O en «popularidad». Lo señalo porque, durante esta semana, tanto en la prensa empresarial y de derecha como en la «alternativa» y «de izquierda» la unanimidad fue (suele serlo con frecuencia en varios temas) perfecta. Y ambos coros de voces uniformes y sin disidentes –verdaderos coros de clones «izquierdistas» o derechistas: aunque solo se señale en uno, la «bajada de línea» es siempre igual de notoria en ambos bandos– fueron tan homogéneos como de costumbre. En particular, la prensa de izquierda –sobre todo (pero no únicamente) argentina– empleó a sus propias feministas oficiales para descalificar a las que protestaban contra la ola mundial de homenajes pintándolas como «enemigas» del «pueblo». Imponer como «populares» unas opiniones rebajando otras como «elitistas» es un ejercicio de poder disfrazado que pretende hacer pasar por justas relaciones de dominación arbitrarias y que se apoya en la capacidad de hacer creer a un auditorio que la única autoridad legítima es la propia. Autodesignarse como «pueblo» o voceros del «pueblo» a fin de silenciar opiniones incómodas u opuestas es, para decirlo de una manera suave, un método abusivo y desleal de disciplinamiento.
No sé si es necesario aclarar que estas son reflexiones sobre una fotografía que congela un breve gesto disonante en medio de un coro disciplinado y parejo, es decir, sobre el sentido de la desobediencia en tanto decisión solitaria, no susceptible de consenso, y en tanto acto estrictamente, y por definición, individual. Por supuesto, se relacionan de modo inevitable con el «tema del momento», pero la historia de Maradona –una historia fascinante desde varios puntos de vista– merece su propio artículo, y en su momento lo tendrá.
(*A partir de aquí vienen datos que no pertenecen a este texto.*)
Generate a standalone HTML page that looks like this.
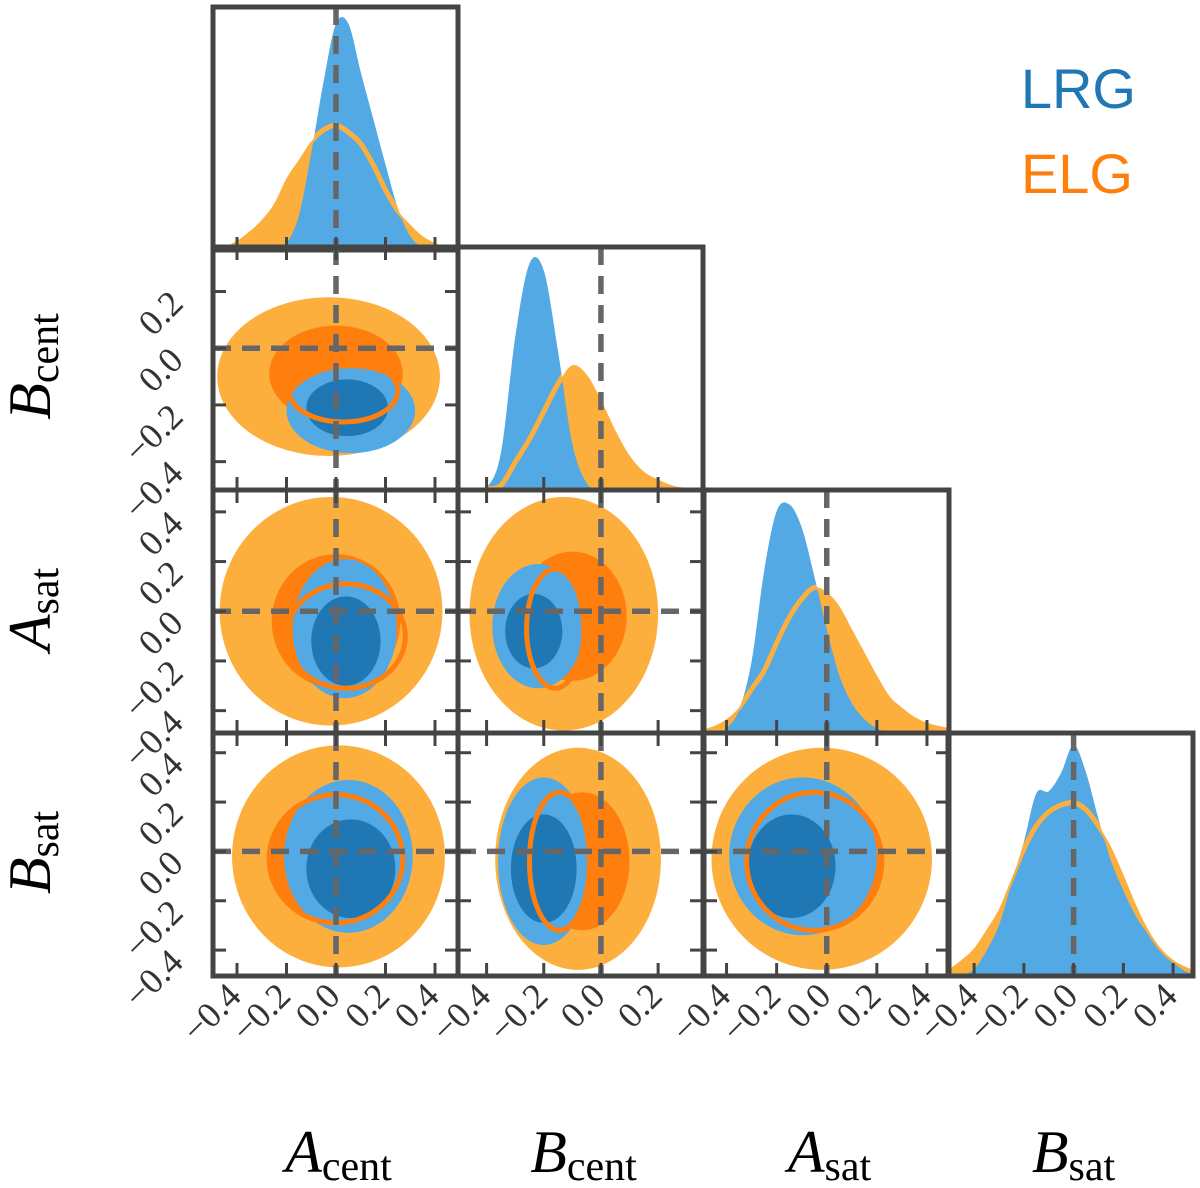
<!DOCTYPE html>
<html><head><meta charset="utf-8">
<style>
html,body{margin:0;padding:0;background:#fff;}
svg{display:block;}
</style></head>
<body>
<svg id="chart" width="1200" height="1188" viewBox="0 0 1200 1188" xmlns="http://www.w3.org/2000/svg"></svg>
<script>
// ---- data ----
const params = ["Acent","Bcent","Asat","Bsat"];
const paramLo = [-0.497,-0.5,-0.49,-0.505];
const paramHi = [0.493,0.357,0.488,0.48];
const truths = [0,0,0,0];
const ticksA = [-0.4,-0.2,0.0,0.2,0.4];
const ticksBcent = [-0.4,-0.2,0.0,0.2];
const tickLabelsA = ["\u22120.4","\u22120.2","0.0","0.2","0.4"];
const tickLabelsBcent = ["\u22120.4","\u22120.2","0.0","0.2"];
// 1D marginals (normalized density, grid step 0.05 from -0.5)
const gridStart = -0.5, gridStep = 0.05;
const lrgAcent = [0,0,0,0,0,0.005,0.03,0.15,0.42,0.73,0.98,0.98,0.77,0.57,0.37,0.18,0.06,0.01,0,0,0];
const elgAcent = [0.005,0.015,0.04,0.08,0.13,0.2,0.31,0.39,0.47,0.52,0.54,0.51,0.46,0.37,0.26,0.17,0.11,0.06,0.03,0.012,0.005];
const lrgBcent = [0,0,0.01,0.16,0.66,0.98,0.95,0.6,0.2,0.03,0,0,0,0,0,0,0,0];
const elgBcent = [0,0,0.005,0.02,0.12,0.22,0.34,0.46,0.54,0.5,0.39,0.26,0.15,0.08,0.045,0.02,0.008,0.003];
const lrgAsat = [0,0,0.02,0.1,0.31,0.7,0.96,0.99,0.89,0.68,0.45,0.25,0.13,0.06,0.02,0.005,0,0,0,0,0];
const elgAsat = [0.015,0.03,0.06,0.11,0.19,0.27,0.39,0.5,0.58,0.63,0.61,0.55,0.45,0.35,0.25,0.16,0.11,0.07,0.045,0.03,0.02];
const lrgBsat = [0,0.005,0.03,0.11,0.22,0.4,0.58,0.79,0.8,0.88,1,0.88,0.68,0.5,0.37,0.26,0.18,0.11,0.06,0.02,0.005];
const elgBsat = [0.03,0.07,0.12,0.2,0.29,0.42,0.55,0.65,0.71,0.74,0.75,0.72,0.65,0.56,0.44,0.31,0.2,0.12,0.07,0.04,0.02];
const lrgMarg = [lrgAcent,lrgBcent,lrgAsat,lrgBsat];
const elgMarg = [elgAcent,elgBcent,elgAsat,elgBsat];
// 2D contours: pairs [col,row]; ellipses [cx,cy,rx,ry] in data units
const pairs = [[0,1],[0,2],[1,2],[0,3],[1,3],[2,3]];
const elgOuter = [[-0.03,-0.1,0.45,0.28],[-0.02,0,0.45,0.46],[-0.13,-0.01,0.33,0.47],[0.01,-0.02,0.43,0.45],[-0.08,-0.03,0.29,0.45],[-0.02,-0.03,0.44,0.45]];
const elgInner = [[0,-0.09,0.27,0.17],[0,-0.04,0.26,0.27],[-0.1,-0.02,0.19,0.26],[0,-0.03,0.28,0.27],[-0.065,-0.04,0.165,0.28],[-0.05,-0.04,0.275,0.28]];
const lrgOuter = [[0.06,-0.22,0.26,0.15],[0.035,-0.07,0.21,0.28],[-0.22,-0.06,0.16,0.25],[0.05,-0.02,0.26,0.31],[-0.2,-0.04,0.16,0.34],[-0.095,-0.02,0.295,0.32]];
const lrgInner = [[0.045,-0.21,0.165,0.1],[0.04,-0.12,0.14,0.18],[-0.235,-0.08,0.1,0.15],[0.06,-0.07,0.18,0.2],[-0.2,-0.07,0.115,0.22],[-0.14,-0.06,0.175,0.21]];
const elgRing = [[0.03,-0.15,0.22,0.11],[0.04,-0.1,0.24,0.21],[-0.16,-0.07,0.1,0.24],[0.0,-0.03,0.27,0.26],[-0.145,-0.04,0.105,0.28],[-0.05,-0.04,0.27,0.28]];
const axisTitles = ["A","B","A","B"];
const axisSubs = ["cent","cent","sat","sat"];

// ---- layout ----
const colX = [213,458,704,948], rowY = [7,247,490,733];
const PW = 245, PH = 243, PEAK = 231;
const C = {lo:"#fdaf3d", hi:"#ff7f0e", lb:"#52a9e4", db:"#1f77b4", ax:"#444444", tr:"#666666"};
const NS = "http://www.w3.org/2000/svg";
const svg = document.getElementById("chart");
function mk(tag, attrs, parent){const e=document.createElementNS(NS,tag);for(const k in attrs)e.setAttribute(k,attrs[k]);(parent||svg).appendChild(e);return e;}
function sx(i,v){return colX[i]+(v-paramLo[i])/(paramHi[i]-paramLo[i])*PW;}
function sy(j,v){return rowY[j]+PH-(v-paramLo[j])/(paramHi[j]-paramLo[j])*PH;}
function ticksOf(i){return i===1?ticksBcent:ticksA;}
function labelsOf(i){return i===1?tickLabelsBcent:tickLabelsA;}
function smoothPath(pts){
  let d="M"+pts[0][0]+","+pts[0][1];
  for(let k=0;k<pts.length-1;k++){
    const p0=pts[Math.max(k-1,0)],p1=pts[k],p2=pts[k+1],p3=pts[Math.min(k+2,pts.length-1)];
    const c1=[p1[0]+(p2[0]-p0[0])/6,p1[1]+(p2[1]-p0[1])/6];
    const c2=[p2[0]-(p3[0]-p1[0])/6,p2[1]-(p3[1]-p1[1])/6];
    d+=" C"+c1[0]+","+c1[1]+" "+c2[0]+","+c2[1]+" "+p2[0]+","+p2[1];
  }
  return d;
}
const defs = mk("defs",{});
function clipFor(i,j){
  const id="clip"+i+"_"+j;
  const cp=mk("clipPath",{id:id},defs);
  mk("rect",{x:colX[i],y:rowY[j],width:PW,height:PH},cp);
  return "url(#"+id+")";
}
function truthLines(g,i,j,vertOnly){
  const ln=mk("line",{x1:sx(i,truths[i]),x2:sx(i,truths[i]),y1:rowY[j],y2:rowY[j]+PH,stroke:C.tr,"stroke-width":5.5,"stroke-dasharray":"18 11"},g);
  
  
  if(!vertOnly){
    const lh=mk("line",{x1:colX[i],x2:colX[i]+PW,y1:sy(j,truths[j]),y2:sy(j,truths[j]),stroke:C.tr,"stroke-width":5.5,"stroke-dasharray":"18 11"},g);
    
    
  }
}
function frameTicks(i,j,diag){
  const g=mk("g",{});
  
  
  const TL=13;
  ticksOf(i).forEach(t=>{
    const x=sx(i,t);
    mk("line",{x1:x,x2:x,y1:rowY[j]+PH,y2:rowY[j]+PH-TL,stroke:C.ax,"stroke-width":3},g);
    if(!diag) mk("line",{x1:x,x2:x,y1:rowY[j],y2:rowY[j]+TL,stroke:C.ax,"stroke-width":3},g);
  });
  if(!diag) ticksOf(j).forEach(t=>{
    const y=sy(j,t);
    mk("line",{x1:colX[i],x2:colX[i]+TL,y1:y,y2:y,stroke:C.ax,"stroke-width":3},g);
    mk("line",{x1:colX[i]+PW,x2:colX[i]+PW-TL,y1:y,y2:y,stroke:C.ax,"stroke-width":3},g);
  });
  mk("rect",{x:colX[i],y:rowY[j],width:PW,height:PH,fill:"none",stroke:C.ax,"stroke-width":5},g);
}
// diagonal panels
for(let i=0;i<4;i++){
  const g=mk("g",{"clip-path":clipFor(i,i)});
  
  
  const base=rowY[i]+PH;
  const toPts=arr=>arr.map((d,k)=>[sx(i,gridStart+k*gridStep),base-d*PEAK]);
  const ep=toPts(elgMarg[i]), lp=toPts(lrgMarg[i]);
  const close=p=>smoothPath(p)+" L"+p[p.length-1][0]+","+base+" L"+p[0][0]+","+base+" Z";
  const ef=mk("path",{d:close(ep),fill:C.lo},g);
  
  
  const lf=mk("path",{d:close(lp),fill:C.lb},g);
  
  
  const cp=mk("clipPath",{id:"under"+i},defs);
  mk("path",{d:close(lp)},cp);
  const el=mk("path",{d:smoothPath(ep),fill:"none",stroke:C.lo,"stroke-width":5,"clip-path":"url(#under"+i+")"},g);
  
  
  truthLines(g,i,i,true);
  frameTicks(i,i,true);
}
// 2D panels
function ell(g,i,j,e,attrs,name){
  const cx=sx(i,e[0]),cy=sy(j,e[1]);
  const rx=Math.abs(sx(i,e[0]+e[2])-cx),ry=Math.abs(sy(j,e[1]+e[3])-cy);
  const a=Object.assign({cx:cx,cy:cy,rx:rx,ry:ry},attrs);
  const el=mk("ellipse",a,g);
  
  
}
pairs.forEach((p,k)=>{
  const i=p[0],j=p[1];
  const g=mk("g",{"clip-path":clipFor(i,j)});
  
  
  ell(g,i,j,elgOuter[k],{fill:C.lo},'elg-outer-contour');
  ell(g,i,j,elgInner[k],{fill:C.hi},'elg-inner-contour');
  ell(g,i,j,lrgOuter[k],{fill:C.lb},'lrg-outer-contour');
  ell(g,i,j,lrgInner[k],{fill:C.db},'lrg-inner-contour');
  ell(g,i,j,elgRing[k],{fill:"none",stroke:C.hi,"stroke-width":5},'elg-contour-line');
  truthLines(g,i,j,false);
  frameTicks(i,j,false);
});
// tick labels
const FONT='"Liberation Serif", "DejaVu Serif", serif';
for(let i=0;i<4;i++){
  ticksOf(i).forEach((t,k)=>{
    const x=sx(i,t)+6,y=998;
    const tx=mk("text",{x:x,y:y,"text-anchor":"end",transform:"rotate(-45 "+x+" "+y+")","font-family":FONT,"font-size":36,fill:"#333"});
    tx.textContent=labelsOf(i)[k];
    
    
  });
}
for(let j=1;j<4;j++){
  ticksOf(j).forEach((t,k)=>{
    const x=185,y=sy(j,t)+14;
    const tx=mk("text",{x:x,y:y,"text-anchor":"end",transform:"rotate(-45 "+x+" "+y+")","font-family":FONT,"font-size":36,fill:"#333"});
    tx.textContent=labelsOf(j)[k];
    
    
  });
}
// axis titles
for(let i=0;i<4;i++){
  const tx=mk("text",{x:colX[i]+PW/2+3,y:1172,"text-anchor":"middle","font-family":FONT,"font-size":60,fill:"#000"});
  tx.innerHTML='<tspan font-style="italic">'+axisTitles[i]+'</tspan><tspan font-size="42" dy="8">'+axisSubs[i]+'</tspan>';
  
  
}
for(let j=1;j<4;j++){
  const x=50,y=rowY[j]+PH/2-2;
  const tx=mk("text",{x:x,y:y,"text-anchor":"middle",transform:"rotate(-90 "+x+" "+y+")","font-family":FONT,"font-size":60,fill:"#000"});
  tx.innerHTML='<tspan font-style="italic">'+axisTitles[j]+'</tspan><tspan font-size="42" dy="8">'+axisSubs[j]+'</tspan>';
  
  
}
// legend
const l1=mk("text",{x:1136,y:108,"text-anchor":"end","font-family":'"Liberation Sans", sans-serif',"font-size":56,fill:C.db});
l1.textContent="LRG";


const l2=mk("text",{x:1133,y:193,"text-anchor":"end","font-family":'"Liberation Sans", sans-serif',"font-size":56,fill:C.hi});
l2.textContent="ELG";


</script>
</body></html>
Negarse a homenajear a un ídolo de masas no supone necesariamente una aversión personal contra el prójimo concreto de carne y hueso sobre cuyo nombre y existencia reales este tipo de culto público se construye (pues lo que interesa poner en cuestión no es la calidad moral o personal de un individuo, sino la validez y la legitimidad de todo un universo de valores hegemónico); negarse a homenajear a un ídolo de masas es cuestionar lo que una sociedad considera digno de homenaje. Es contra la ideología que sustenta tales expresiones, tales valores, tales homenajes, y contra las jerarquías que dicha ideología hegemónica establece entre las personas, que se dirige la desobediencia. No hay en esto nada parecido al «odio», ni, menos aún, al «elitismo». Fuera de los motivos enunciados en la televisión española, ante las preguntas de la prensa, por la futbolista Paula Dapena, motivos relacionados más bien con lo que encarna la persona homenajeada como ícono del patriarcado –para utilizar este concepto que con tanto brillo supo desarrollar el ahora bicentenario Engels–, el mito de Maradona es un mito meritocrático funcional al capitalismo que ningún izquierdista que se respete puede respaldar. Un breve gesto desobediente puede parecer demasiado pequeño para dedicarle un artículo, pero siempre hay grandeza en la desobediencia, y además lo que importa, como dejó Thoreau escrito un día, «no es qué tan pequeño sea el comienzo: lo que se hace bien una vez, se hace para siempre».